During the month of December (and often, towards the very end of the month) transactions are being finalized for the purpose of fixing tax consequences for the year. However, if you act too hastily when selling stock, you may not be maximizing your tax planning opportunities.
“Tax lots” play a big planning role in determining when you will have to recognize income or when you can use losses. If you have acquired stock in a company at different times and different prices, you have different “tax lots” of that stock, notwithstanding that all the stock you own is often aggregated into a single “lot” for ownership purposes.

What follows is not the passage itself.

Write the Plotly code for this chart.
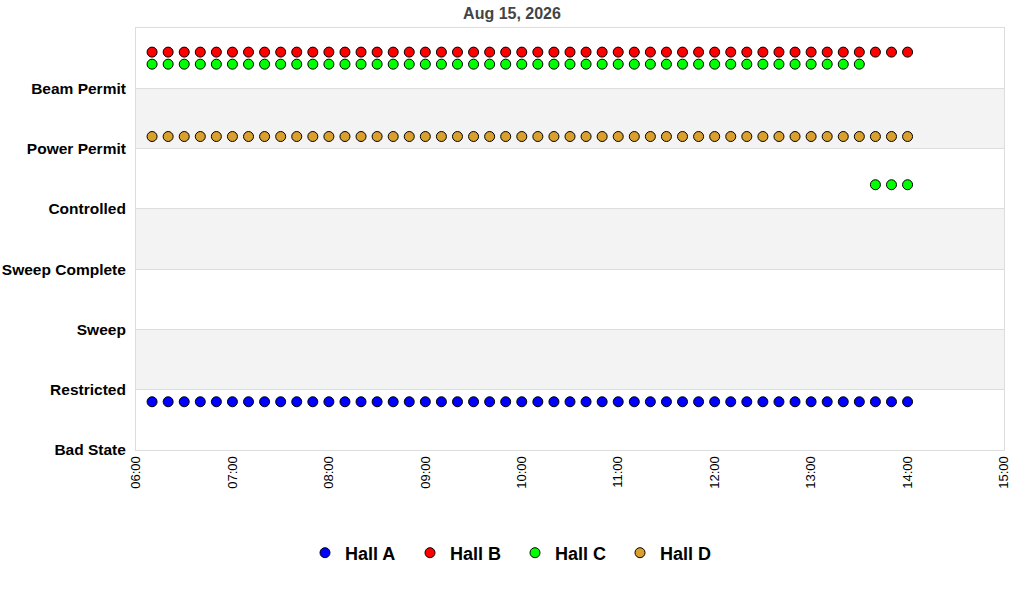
import plotly.graph_objects as go
import pandas as pd

state_labels = ["Bad State", "Restricted", "Sweep", "Sweep Complete", "Controlled", "Power Permit", "Beam Permit"]

times = pd.date_range("2026-08-15 06:10", "2026-08-15 14:00", freq="10min")

hall_names = ["Hall A", "Hall B", "Hall C", "Hall D"]
hall_colors = ["#0000ff", "#ff0000", "#00ff00", "#daa02d"]
hall_offsets = [-0.2, 0.6, 0.4, 0.2]

hall_a_state = ["Restricted"] * 48
hall_b_state = ["Beam Permit"] * 48
hall_c_state = ["Beam Permit"] * 45 + ["Controlled"] * 3
hall_d_state = ["Power Permit"] * 48
hall_states = [hall_a_state, hall_b_state, hall_c_state, hall_d_state]

fig = go.Figure()
for name, color, off, states in zip(hall_names, hall_colors, hall_offsets, hall_states):
    yv = [state_labels.index(s) + off for s in states]
    fig.add_trace(go.Scatter(
        x=times, y=yv, mode="markers", name="<b>%s</b>" % name,
        marker=dict(color=color, size=10, symbol="circle", line=dict(color="black", width=1)),
    ))

shapes = []
for lo in [1, 3, 5]:
    shapes.append(dict(type="rect", xref="paper", yref="y", x0=0, x1=1, y0=lo, y1=lo + 1,
                       fillcolor="#f3f3f3", line=dict(width=0), layer="below"))

W, H = 1024, 600
fig.update_layout(
    width=W, height=H,
    margin=dict(l=136, r=20, t=28, b=150, autoexpand=False),
    paper_bgcolor="white", plot_bgcolor="white",
    shapes=shapes,
    title=dict(text="<b>Aug 15, 2026</b>", x=0.5, xanchor="center", xref="container",
               y=1 - 13 / H, yanchor="middle",
               font=dict(family="Liberation Sans, Arial", size=16, color="#444444")),
    font=dict(family="Liberation Sans, Arial", color="black"),
    showlegend=True,
    legend=dict(orientation="h", xref="container", x=0.5 + 3 / W, xanchor="center",
                y=-103 / 422, yanchor="middle",
                font=dict(family="Liberation Sans, Arial", size=18, color="black"),
                itemwidth=30, entrywidth=60, entrywidthmode="pixels"),
)

fig.update_xaxes(
    type="date",
    range=["2026-08-15 06:00", "2026-08-15 15:00"],
    dtick=3600000, tickformat="%H:%M", tickangle=-90,
    tickfont=dict(family="Liberation Sans, Arial", size=13, color="black"),
    showgrid=False, zeroline=False,
    showline=True, linecolor="#dddddd", linewidth=1, mirror=True,
    ticks="", automargin=False,
)
fig.update_yaxes(
    range=[0, 7],
    tickmode="array", tickvals=list(range(7)),
    ticktext=["<b>%s</b>" % s for s in state_labels],
    tickfont=dict(family="Liberation Sans, Arial", size=15.5, color="black"),
    showgrid=True, gridcolor="#dddddd", zeroline=False,
    showline=True, linecolor="#dddddd", linewidth=1, mirror=True,
    ticks="", ticklabelstandoff=6, automargin=False,
)

fig.write_html("out.html", config={"displayModeBar": False},
               post_script="document.body.style.margin='0';")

For example, if you bought 500 shares of ABC stock in 2010 at $80 per share, and another 500 shares in 2016 at $200 per share, you have two “tax lots” of ABC Stock. If you order your broker to sell 200 shares of ABC today at a value of $150, without providing any further direction, the default rule for tax purposes is that your oldest stock is deemed to be sold first. Therefore, the sale would be treated as if 200 shares from the 2010 tax lot were sold. This would result in approximately $14,000 in long-term capital gain income. If a different result is intended (such as selling some of the more recently purchased stock to generate losses to be used currently), you must take additional action to properly identify the securities which are to be sold.
There are numerous facts (such as whether stock was left in the custody of a broker or if you have the physical certificates in your possession) that can influence how proper identification is made, so care should be given to ensure that the manner of completing the transaction accomplishes your tax planning purposes.